Ein „Presse“-Leser stolpert über das im wahrsten Sinne kurzweilige Schwarz-Weiß-Kammerspiel „The Party“(28. 7.). Er schreibt mir aus der Schweiz: „Von der sprachzerstörerischen Unsitte, Wörter zu steigern, die schon ein Maximum oder Minimum ausdrücken, sollte sich zumindest , Die Presse‘ als Qualitätsblatt lösen. So ist beispielsweise die Formulierung ,im wahrsten Sinn‘ im Untertitel des Berichts über den Film ,The Party‘ abwegig. Denn wahr lässt sich nur dann steigern (wahr, wahrer, am wahrsten), wenn man sich von der Logik verabschiedet. Wer will das schon? Vielleicht einzelne deutsche Nachbarn, die auch ,in keinster Weise‘ sagen (in keiner Weise, in keinerer, in keinster), oder Reporter, die von minimalst reden (minimal, minimaler, am minimalsten). Solche Superlative eines begrifflichen Maximums oder Minimums gehören ins Absurditätenkabinett, nicht ins Normalvokabular.“
Unscharf ausgedrückte Behauptungen führen zu Irrtümern, beispielsweise im Artikel „Die Vermessung des Regens“, (Wissen, 12. 8.). In ihm heißt es, dass
Wissenschaftler in Graz bei einem Regenguss „Tropfen mit einem Durchmesser von sechs Millimetern“gemessen hätten.
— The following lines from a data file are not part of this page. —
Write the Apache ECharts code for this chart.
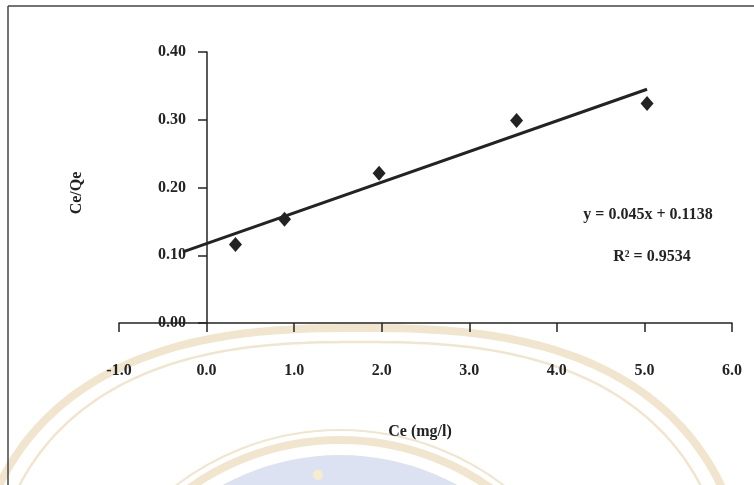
<!DOCTYPE html>
<html>
<head>
<meta charset="utf-8">
<style>
  html, body { margin: 0; padding: 0; background: #fff; }
  #chart { width: 754px; height: 485px; }
</style>
<script src="https://cdn.jsdelivr.net/npm/echarts@6/dist/echarts.min.js"></script>
</head>
<body>
<div id="chart"></div>
<script>
// measured points, Ce (mg/l) vs Ce/Qe
var ce = [0.33, 0.89, 1.97, 3.54, 5.03];
var ceQe = [0.116, 0.153, 0.221, 0.299, 0.324];
// linear trendline, ends as drawn
var trendX = [-0.27, 5.03];
var trendY = [0.105, 0.345];

var xTicks = { min: -1, max: 6, step: 1 };
var yTicks = { min: 0, max: 0.4, step: 0.1 };

var font = "Liberation Serif";
var ink = "#232323";
var beige = "#f1e6cd";

// faint seal watermark in the background (scan artefact)
function sealCurve(cx, cy, a, b, n) {
  var pts = [];
  for (var i = 0; i <= 180; i++) {
    var t = Math.PI * i / 180;
    var c = Math.cos(t), s = Math.sin(t);
    pts.push([cx + a * Math.sign(c) * Math.pow(Math.abs(c), 2 / n),
              cy - b * Math.pow(Math.abs(s), 2 / n)]);
  }
  return pts;
}

var chart = echarts.init(document.getElementById("chart"));

chart.setOption({
  backgroundColor: "#fff",
  animation: false,
  grid: { left: 119, right: 22, top: 52, bottom: 162 },
  xAxis: {
    type: "value",
    min: xTicks.min,
    max: xTicks.max,
    interval: xTicks.step,
    axisLine: { onZero: true, lineStyle: { color: ink, width: 1.5 } },
    axisTick: { length: 9, lineStyle: { color: ink, width: 1.5 } },
    axisLabel: {
      margin: 40,
      color: ink,
      fontFamily: font,
      fontWeight: "bold",
      fontSize: 16,
      formatter: function (v) { return v.toFixed(1); }
    },
    splitLine: { show: false }
  },
  yAxis: {
    type: "value",
    min: yTicks.min,
    max: yTicks.max,
    interval: yTicks.step,
    // the value axis crosses at Ce = 0, one category step right of the grid edge
    offset: -88,
    axisLine: { show: true, onZero: false, lineStyle: { color: ink, width: 1.5 } },
    axisTick: { show: true, length: 9, lineStyle: { color: ink, width: 1.5 } },
    axisLabel: {
      margin: 21,
      color: ink,
      fontFamily: font,
      fontWeight: "bold",
      fontSize: 16,
      formatter: function (v) { return v.toFixed(2); }
    },
    splitLine: { show: false }
  },
  graphic: [
    { type: "polyline", z: -10, silent: true,
      shape: { points: sealCurve(360, 660, 391, 332, 2.6) },
      style: { fill: null, stroke: beige, lineWidth: 8 } },
    { type: "polyline", z: -10, silent: true,
      shape: { points: sealCurve(360, 660, 373, 318, 2.6) },
      style: { fill: null, stroke: beige, lineWidth: 2.5 } },
    { type: "circle", z: -10, silent: true,
      shape: { cx: 340, cy: 700, r: 245 },
      style: { fill: "#dce2f1" } },
    { type: "circle", z: -10, silent: true,
      shape: { cx: 340, cy: 700, r: 260 },
      style: { fill: null, stroke: beige, lineWidth: 8 } },
    { type: "circle", z: -10, silent: true,
      shape: { cx: 340, cy: 700, r: 270 },
      style: { fill: null, stroke: beige, lineWidth: 2 } },
    { type: "circle", z: -9, silent: true,
      shape: { cx: 318, cy: 475, r: 5 },
      style: { fill: "#f5edcc" } },
    // frame of the scanned figure
    { type: "line", silent: true,
      shape: { x1: 8, y1: 6, x2: 754, y2: 6 },
      style: { stroke: "#444", lineWidth: 1.5 } },
    { type: "line", silent: true,
      shape: { x1: 8, y1: 6, x2: 8, y2: 485 },
      style: { stroke: "#444", lineWidth: 1.5 } },
    // axis titles
    { type: "text", x: 420, y: 432,
      style: { text: "Ce (mg/l)", fill: ink, font: "bold 16px " + font,
               textAlign: "center", textVerticalAlign: "middle" } },
    { type: "text", x: 77, y: 193, rotation: Math.PI / 2,
      style: { text: "Ce/Qe", fill: ink, font: "bold 16px " + font,
               textAlign: "center", textVerticalAlign: "middle" } },
    // trendline equation
    { type: "text", x: 648, y: 215,
      style: { text: "y = 0.045x + 0.1138", fill: ink, font: "bold 16px " + font,
               textAlign: "center", textVerticalAlign: "middle" } },
    { type: "text", x: 652, y: 257,
      style: { text: "R\u00b2 = 0.9534", fill: ink, font: "bold 16px " + font,
               textAlign: "center", textVerticalAlign: "middle" } }
  ],
  series: [
    {
      type: "line",
      data: trendX.map(function (x, i) { return [x, trendY[i]]; }),
      symbol: "none",
      lineStyle: { color: ink, width: 3 },
      z: 3
    },
    {
      type: "scatter",
      data: ce.map(function (x, i) { return [x, ceQe[i]]; }),
      symbol: "diamond",
      symbolSize: [13, 15],
      itemStyle: { color: ink, opacity: 1 },
      z: 4
    }
  ]
});
</script>
</body>
</html>
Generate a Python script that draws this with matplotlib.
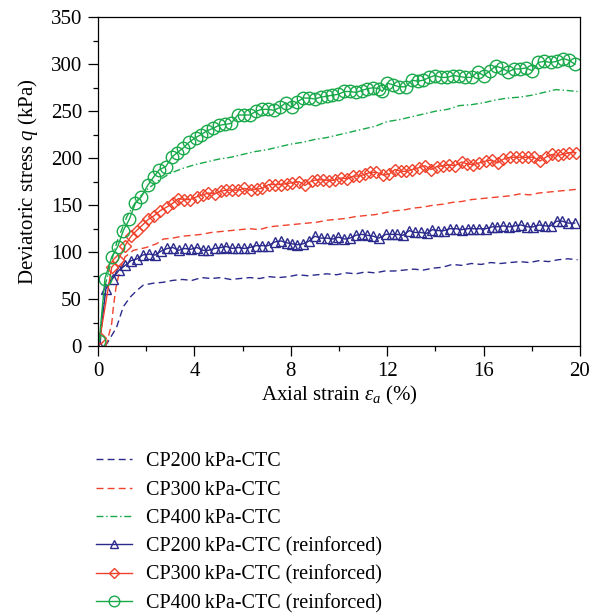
import numpy as np
import matplotlib
matplotlib.use("Agg")
from matplotlib import pyplot as plt
from matplotlib.ticker import MultipleLocator

plt.rcParams['font.family'] = ['Liberation Serif', 'DejaVu Serif']
plt.rcParams['mathtext.fontset'] = 'custom'
plt.rcParams['mathtext.rm'] = 'Liberation Serif'
plt.rcParams['mathtext.it'] = 'Liberation Serif:italic'

c_blue = '#2b2a8c'
c_red = '#f0412a'
c_green = '#19a94a'

# unreinforced tests (dashed)
x_cp200 = [0.3, 0.47, 0.77, 1.05, 1.33, 1.6, 1.88, 2.29, 2.71, 3.1, 3.5, 3.9, 4.3, 4.7, 5.1, 5.5,
           5.9, 6.3, 6.7, 7.1, 7.5, 7.9, 8.3, 8.7, 9.1, 9.5, 9.9, 10.3, 10.7, 11.1, 11.5, 11.9,
           12.3, 12.7, 13.1, 13.5, 13.9, 14.3, 14.7, 15.1, 15.5, 15.9, 16.3, 16.7, 17.1, 17.5,
           17.9, 18.3, 18.7, 19.1, 19.5, 19.9]
q_cp200 = [0, 7, 20, 42, 52, 59, 65, 67, 68, 70, 71, 70, 73, 72, 73, 71, 72, 73, 72, 74, 73,
           74, 76, 75, 76, 77, 76, 78, 77, 79, 78, 80, 80, 81, 82, 81, 83, 84, 87, 86, 88, 87,
           89, 88, 89, 90, 89, 91, 90, 92, 93, 92]

x_cp300 = [0.3, 0.36, 0.57, 0.64, 0.75, 0.91, 1.12, 1.47, 2.0, 2.43, 2.71, 3.1, 3.5, 3.9, 4.3,
           4.7, 5.1, 5.5, 5.9, 6.3, 6.7, 7.1, 7.5, 7.9, 8.3, 8.7, 9.1, 9.5, 9.9, 10.3, 10.7,
           11.1, 11.5, 11.9, 12.3, 12.7, 13.1, 13.5, 13.9, 14.3, 14.7, 15.1, 15.5, 15.9, 16.3,
           16.7, 17.1, 17.5, 17.9, 18.3, 18.7, 19.1, 19.5, 19.9]
q_cp300 = [0, 3, 24, 42, 63, 81, 95, 102, 105, 109, 114, 115, 117, 118, 119, 121, 122, 123,
           124, 125, 124, 127, 128, 129, 130, 131, 132, 134, 135, 136, 138, 139, 140, 142, 144,
           145, 147, 148, 150, 151, 153, 154, 156, 157, 158, 159, 160, 162, 161, 163, 164, 165,
           166, 167]

x_cp400 = [0.1, 0.2, 0.3, 0.5, 0.8, 1.2, 1.6, 2.0, 2.5, 3.0, 3.5, 4.0, 4.5, 5.0, 5.5, 6.0, 6.5,
           7.0, 7.5, 8.0, 8.5, 9.0, 9.5, 10.0, 10.5, 11.0, 11.5, 12.0, 12.5, 13.0, 13.5, 14.0,
           14.5, 15.0, 15.5, 16.0, 16.5, 17.0, 17.5, 18.0, 18.5, 19.0, 19.5, 19.9]
q_cp400 = [5, 40, 65, 85, 112, 138, 155, 166, 176, 184, 189, 193, 196, 199, 201, 204, 207,
           209, 212, 215, 217, 220, 222, 225, 228, 231, 234, 239, 241, 244, 247, 250, 252, 256,
           257, 259, 262, 264, 265, 267, 270, 273, 272, 271]

# reinforced tests (markers)
x_r200 = [0.05, 0.33, 0.61, 0.88, 1.13, 1.37, 1.63, 1.85, 2.13, 2.37, 2.61, 2.88, 3.1, 3.35,
          3.6, 3.84, 4.1, 4.36, 4.58, 4.84, 5.1, 5.33, 5.58, 5.82, 6.07, 6.3, 6.56, 6.82, 7.06,
          7.34, 7.59, 7.83, 8.04, 8.27, 8.52, 8.77, 9.0, 9.24, 9.5, 9.74, 9.98, 10.22, 10.46,
          10.7, 10.94, 11.17, 11.42, 11.66, 11.95, 12.18, 12.41, 12.66, 12.92, 13.15, 13.4,
          13.64, 13.88, 14.1, 14.36, 14.6, 14.85, 15.09, 15.34, 15.58, 15.82, 16.09, 16.34,
          16.57, 16.82, 17.07, 17.31, 17.55, 17.81, 18.07, 18.31, 18.55, 18.78, 19.03, 19.27,
          19.5, 19.78]
q_r200 = [1, 61, 72, 81, 86, 91, 93, 97, 98, 97, 101, 104, 105, 102, 104, 103, 105, 102, 102,
          104, 105, 106, 104, 105, 104, 105, 107, 107, 107, 111, 112, 110, 109, 108, 109, 112,
          117, 115, 115, 114, 116, 114, 115, 118, 119, 118, 117, 115, 119, 119, 119, 118, 123,
          121, 121, 120, 124, 123, 123, 125, 125, 124, 125, 125, 125, 125, 127, 127, 128, 127,
          128, 129, 127, 127, 129, 128, 128, 133, 133, 131, 131]

x_r300 = [0.08, 0.57, 0.84, 1.12, 1.37, 1.6, 1.85, 2.09, 2.34, 2.57, 2.85, 3.1, 3.33, 3.58,
          3.82, 4.1, 4.34, 4.58, 4.84, 5.09, 5.33, 5.58, 5.82, 6.07, 6.33, 6.58, 6.82, 7.08,
          7.34, 7.59, 7.83, 8.07, 8.35, 8.59, 8.87, 9.1, 9.35, 9.6, 9.84, 10.08, 10.34, 10.6,
          10.84, 11.08, 11.3, 11.55, 11.84, 12.08, 12.32, 12.57, 12.8, 13.05, 13.33, 13.57,
          13.82, 14.05, 14.33, 14.56, 14.81, 15.09, 15.32, 15.57, 15.82, 16.09, 16.34, 16.58,
          16.82, 17.1, 17.34, 17.58, 17.85, 18.08, 18.34, 18.58, 18.83, 19.07, 19.3, 19.56,
          19.83]
q_r300 = [9, 84, 92, 107, 117, 123, 129, 135, 139, 144, 148, 152, 157, 156, 156, 159, 161,
          163, 162, 165, 166, 166, 166, 168, 166, 167, 168, 172, 172, 172, 173, 174, 175, 171,
          176, 177, 177, 176, 177, 179, 178, 181, 181, 183, 185, 185, 182, 183, 188, 186, 186,
          188, 190, 192, 188, 191, 192, 193, 192, 196, 194, 193, 195, 197, 198, 195, 199, 201,
          201, 201, 201, 201, 197, 201, 204, 203, 204, 206, 206]

x_r400 = [0.05, 0.29, 0.57, 0.82, 1.05, 1.3, 1.55, 1.8, 2.06, 2.31, 2.55, 2.81, 3.06, 3.29,
          3.54, 3.78, 4.05, 4.27, 4.51, 4.79, 5.02, 5.27, 5.52, 5.8, 6.04, 6.3, 6.56, 6.79,
          7.04, 7.3, 7.55, 7.79, 8.04, 8.27, 8.52, 8.76, 9.0, 9.24, 9.49, 9.72, 9.97, 10.22,
          10.46, 10.7, 10.94, 11.17, 11.42, 11.66, 11.8, 12.0, 12.25, 12.49, 12.77, 13.02,
          13.26, 13.5, 13.75, 13.98, 14.23, 14.5, 14.74, 14.99, 15.24, 15.5, 15.75, 16.0,
          16.27, 16.5, 16.75, 17.03, 17.27, 17.5, 17.76, 18.03, 18.27, 18.52, 18.78, 19.03,
          19.31, 19.56, 19.79]
q_r400 = [5, 72, 95, 106, 123, 135, 152, 159, 171, 180, 188, 191, 201, 206, 211, 217, 222,
          225, 229, 232, 235, 236, 237, 246, 246, 246, 250, 252, 252, 251, 254, 259, 254, 260,
          264, 264, 263, 265, 266, 267, 268, 271, 271, 270, 272, 274, 275, 274, 271, 280, 278,
          276, 276, 283, 282, 283, 286, 288, 286, 286, 288, 287, 286, 286, 292, 288, 293, 298,
          296, 292, 295, 295, 296, 293, 302, 303, 302, 303, 306, 304, 300]

labels = ['CP200\u2009kPa-CTC', 'CP300\u2009kPa-CTC', 'CP400\u2009kPa-CTC',
          'CP200\u2009kPa-CTC (reinforced)', 'CP300\u2009kPa-CTC (reinforced)',
          'CP400\u2009kPa-CTC (reinforced)']

fig = plt.figure(figsize=(5.96, 6.16), dpi=100)
ax = fig.add_axes([0.1644, 0.438, 0.8087, 0.534])

lw = 1.0
ax.plot(x_cp200, q_cp200, '--', c=c_blue, lw=lw, dashes=(5, 3), label=labels[0])
ax.plot(x_cp300, q_cp300, '--', c=c_red, lw=lw, dashes=(5, 3), label=labels[1])
ax.plot(x_cp400, q_cp400, '-.', c=c_green, lw=lw, dashes=(5, 2, 1, 2), label=labels[2])
ax.plot(x_r200, q_r200, '-', c=c_blue, lw=lw, marker='^', ms=7, mfc='none', mew=1.0,
        label=labels[3])
ax.plot(x_r300, q_r300, '-', c=c_red, lw=lw, marker='D', ms=6.5, mfc='none', mew=1.0,
        label=labels[4])
ax.plot(x_r400, q_r400, '-', c=c_green, lw=lw, marker='o', ms=9, mfc='none', mew=1.0,
        label=labels[5])

ax.set_xlim(0, 20)
ax.set_ylim(0, 350)
ax.xaxis.set_major_locator(MultipleLocator(4))
ax.xaxis.set_minor_locator(MultipleLocator(2))
ax.yaxis.set_major_locator(MultipleLocator(50))
ax.yaxis.set_minor_locator(MultipleLocator(25))
ax.tick_params(which='both', direction='out', labelsize=15, top=False, right=False, pad=4)
ax.tick_params(which='major', length=7.5, width=0.9)
ax.tick_params(which='minor', length=3.8, width=0.9)
for s in ax.spines.values():
    s.set_linewidth(0.9)

ax.set_xlabel(r'Axial strain $\varepsilon_a$ (%)', fontsize=15, labelpad=2)
ax.set_ylabel(r'Deviatoric stress $q$ (kPa)', fontsize=15, labelpad=8)

fig.legend(loc='upper left', bbox_to_anchor=(0.145, 0.282), frameon=False, fontsize=14.5,
           handlelength=1.75, handletextpad=0.7, labelspacing=0.45, borderpad=0,
           markerscale=0.85)

plt.savefig("out.png", dpi=100)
Kurz darauf heißt es im Widerspruch dazu, dass sich Niederschlagsformen bis zu einem Durchmesser von einem halben Millimeter messen ließen. Damit ist aber nicht eine Obergrenze gemeint, sondern der kleinste messbare Tropfen von einem halben Millimeter Durchmesser. Wird dieser Sachverhalt klar ausgedrückt, stimmt er auch.
*** Im dänischen U-Boot-Krimi um eine getötete und zerstückelte Journalistin stört eine doppelte Verneinung den Sinn: „Man fand ferner, dass durch nicht ungenannte Verletzungen (wohl Bohrungen und Schnitte) Luft und Verwesungsgas entweichen sollten, damit der Torso nicht im Wasser aufsteige.“(24. 8.) Es waren nicht näher genannte Verletzungen, die auf diese Art der Versenkung des Körpers hinwiesen.
Eine weitere Verneinung verkehrt fatal den Sinn einer Warnung: „Sommer für Sommer warnen Autofahrerklubs eindringlich davor, Kinder und auch Haustiere (meist sind Hunde betroffen) nicht in der Sonne im Auto zurückzulassen“(18. 8.). Damit müsste man sie folgerichtig im Auto zurücklassen – welch unheilvoller Vorschlag.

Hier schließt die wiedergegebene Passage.